Government repealed the clause later the same year. But the change did not apply retroactively, meaning the child’s mother, Norene Ebanks, was unable to get compensation.

Donette, who is unable to walk, talk or eat solid food, requires round-the-clock care, and her mother said at the time she was devastated by the judgment, which left her facing years of financial struggle.

Lawyers acting for the family had appealed Justice Richard Williams’s ruling and the case was scheduled to be heard in September.

It was removed from the list at the last minute, however. At the time, lawyers said they were unable to comment.

But a recent ruling in a separate case confirms that the matter was settled out of court. The financial level of the settlement is not revealed.

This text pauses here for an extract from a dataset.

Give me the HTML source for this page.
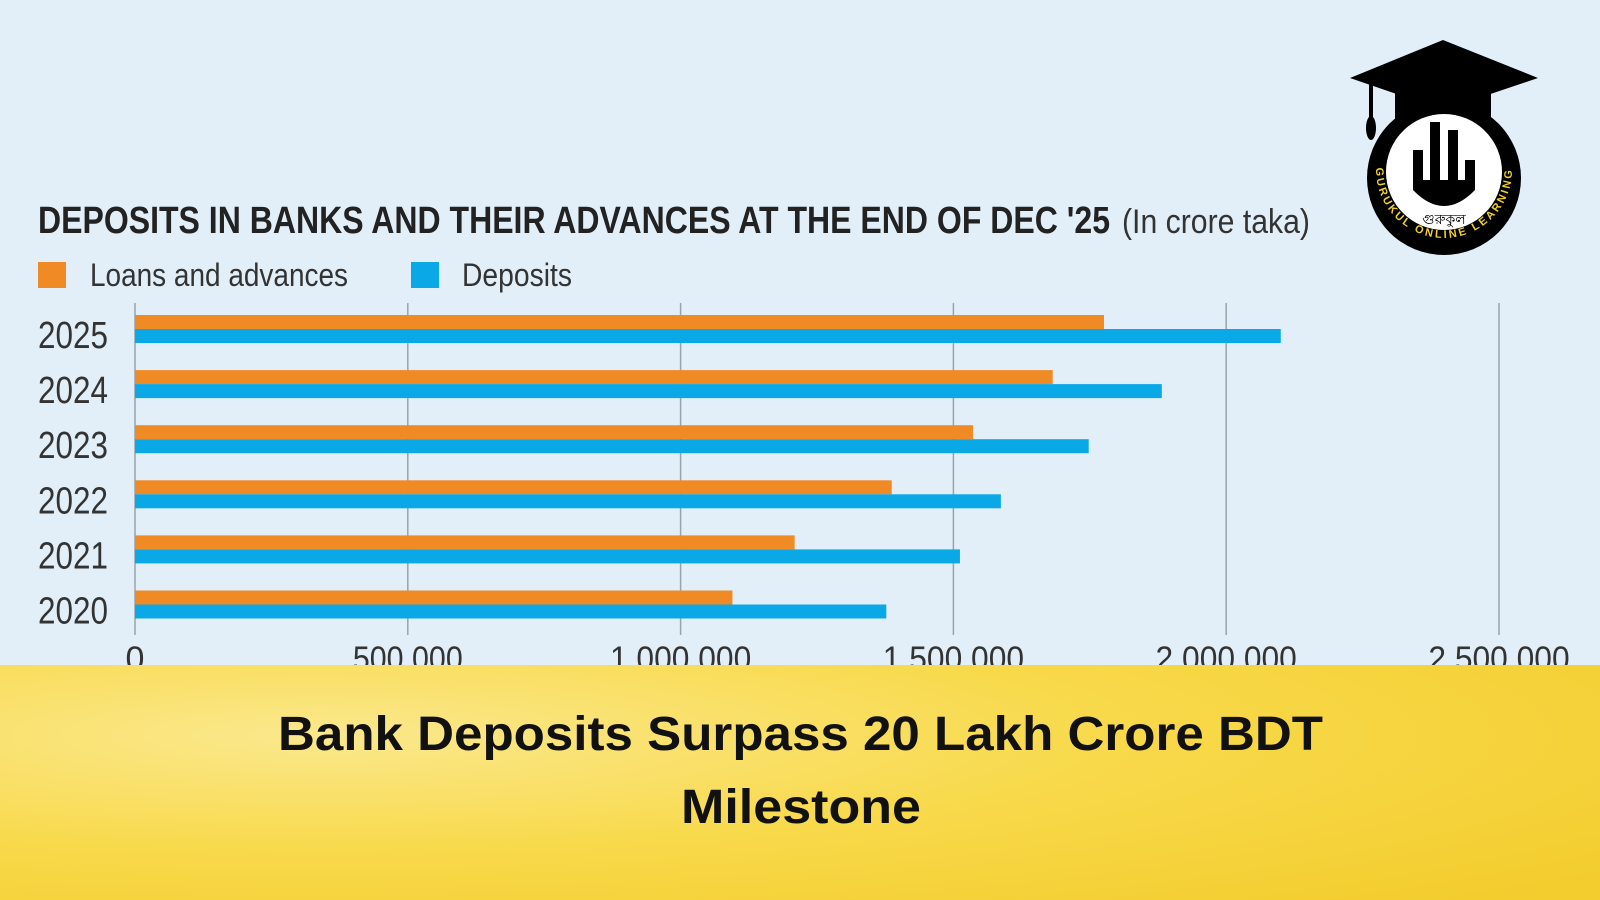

Bilika Simamba’s efforts to sue the Health Services Authority over health issues he claims were a result of medical negligence had been delayed pending the result of the appeal in the Thompson case.

In an administrative ruling last week on Mr. Simamba’s case, Justice Ingrid Mangatal noted, “The Thompson case was settled and the appeals were withdrawn without any hearing taking place.”

She wrote that the original decision that section 12 protected the Health Services Authority and its employees from being sued for damages therefore stands as established law.

The Health Services Authority is seeking to have Mr. Simamba’s claims, which relate to the period before the law was changed, thrown out, partly on the basis that the section 12 immunity clause was operative at the time.

Mr. Simamba believes he has a strong case, given that section 12 was subsequently repealed, that the law was never intended to confer such immunity. He is hoping the court will take his case and reconsider the matter of how the wording of the original law should be interpreted.

If he is successful, it could open up the option for other patients who believe they were victims of medical negligence before 2016 to sue for compensation.

It is not clear if and when Mr. Simamba’s case will proceed. The main point of Justice Mangatal’s ruling was to recuse herself from the case because of comments the plaintiff had made questioning her integrity.

She writes, in her ruling, that Mr. Simamba has written to Chief Justice Anthony Smellie to accuse her of bias and of being disrespectful to Mr. Simamba.

“While I am of the view that Mr. Simamba’s complaints are unfortunate and completely unfounded, it is my view that the only proper course open to me at this time is to recuse myself from all further hearings on this matter,” Justice Mangatal wrote. The case will be assigned to another judge, who will be tasked with deciding whether it should be thrown out or proceed to substantive arguments.

The courts have not yet examined the merits of Mr. Simamba’s claims, which include that he lost a tooth as a result of medical error and that in a separate incident, he suffered ill health due to side effects of medication that he was not warned about.